Major League Baseball just made a subtle calendar change that could create very real consequences for contenders — and the Toronto Blue Jays are one of the teams that could feel it the most.

Jan 6, 2026; Toronto, Ontario, Canada; Toronto Blue Jays general manager Ross Atkins speaks to the media during the press conference room at Rogers Centre. Mandatory Credit: Nick Turchiaro-Imagn Images | Nick Turchiaro-Imagn Images
On Wednesday, MLB announced the 2026 trade deadline will be Monday, Aug. 3 at 6 p.m. ET, the latest possible date allowed under the 2022 collective bargaining agreement.
MLB can set the deadline anywhere between July 28 and Aug. 3, and for the first time, they chose the final day available.
It sounds harmless. Just a few days later than normal.
But for teams trying to win now, those three days could quietly become a problem.
Why MLB pushed the deadline back
The reasoning is simple: logistics.

By placing the deadline on Aug. 3, MLB ensures teams are stationed somewhere, there are no day games, and nobody is stuck trying to negotiate a major trade while traveling on a “getaway day.”
It’s cleaner for the league. It’s cleaner for the teams.
But it’s not necessarily cleaner for contenders.
A later deadline means less time with rental players

The first issue is one that fans don’t always consider: every day matters for rental acquisitions.
If the Blue Jays wait until deadline day to make a move, any player they acquire — especially a short-term piece — will simply play fewer games in a Toronto uniform.
Yes, it’s only three days.
But three days in late July and early August is where seasons swing wildly. Injuries happen. Streaks begin. Teams collapse. Teams surge.
And the later the deadline, the more pressure there is to be right — because there’s less runway left to recover if you’re wrong.
Those three days can change who buys and who sells

The second issue is even bigger: the standings can shift dramatically in a single weekend.
The article points to a perfect example from 2025.
On July 28, the Texas Rangers were only 0.5 games back of the final Wild Card spot.
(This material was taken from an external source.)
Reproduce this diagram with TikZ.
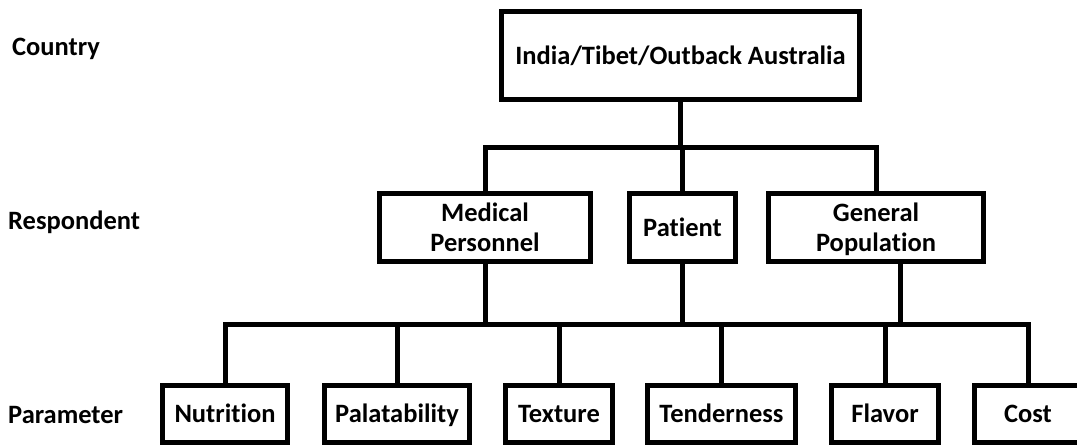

Several teams were clustered right behind them.
Just three days later, on deadline day, the Rangers had gained breathing room while other teams slipped further back.
That’s the kind of small swing that changes the entire deadline market:
- A team that looked like a buyer becomes a seller
- A seller suddenly convinces itself it can compete
- Prices inflate because more teams think they’re “one move away”
- Or prices collapse because teams fall out of it fast
That same July 31–Aug. 2 weekend in 2026 now becomes the final “truth serum” series for front offices. And for Toronto, it could force uncomfortable decisions.
The Blue Jays already know what one deadline move can do

Toronto’s 2025 deadline was aggressive, and it worked.
Their biggest addition was Shane Bieber, a move that signaled they weren’t satisfied with just making the playoffs — they wanted to finish the job.
And even though Toronto pulled off an unbelievable division comeback late in the season, there’s no denying the deadline additions helped stabilize the roster for October.
Now imagine if the deadline had been three days later.
Would the price for Bieber have gone up?
Would Cleveland have waited longer?
Would Toronto have been forced to gamble with even less information?
That’s the pressure a later deadline creates: fewer clean windows, more chaos, and less time to benefit from the player you acquire.
Ross Atkins’ approach could be tested more than ever

The good news for Toronto is that GM Ross Atkins has shown he doesn’t love waiting until the last second.
In 2024, he made multiple deals ahead of the deadline as a seller.
In 2023, he made moves before deadline day — and only acted late when forced into an emergency situation.
That habit could become a competitive advantage in 2026.
Because if the market tightens, the teams that act early often get the better value — while the teams that wait end up paying extra for the same type of player.
Toronto’s biggest problem: contenders can’t “wait and see” forever
The Blue Jays are built to contend again, but no contender stays perfectly healthy for four months.
Somebody always gets banged up.
Somebody underperforms.
Some role unexpectedly collapses.
And if Toronto is in a buying position again, Aug. 3 becomes a pressure cooker: you either make the right move at the right price… or you hesitate and watch the opportunity disappear.
The deadline moving later isn’t a disaster.
But it is a reminder that the margin for error gets smaller the closer you get to October.
And for the Blue Jays, that margin might already be razor-thin.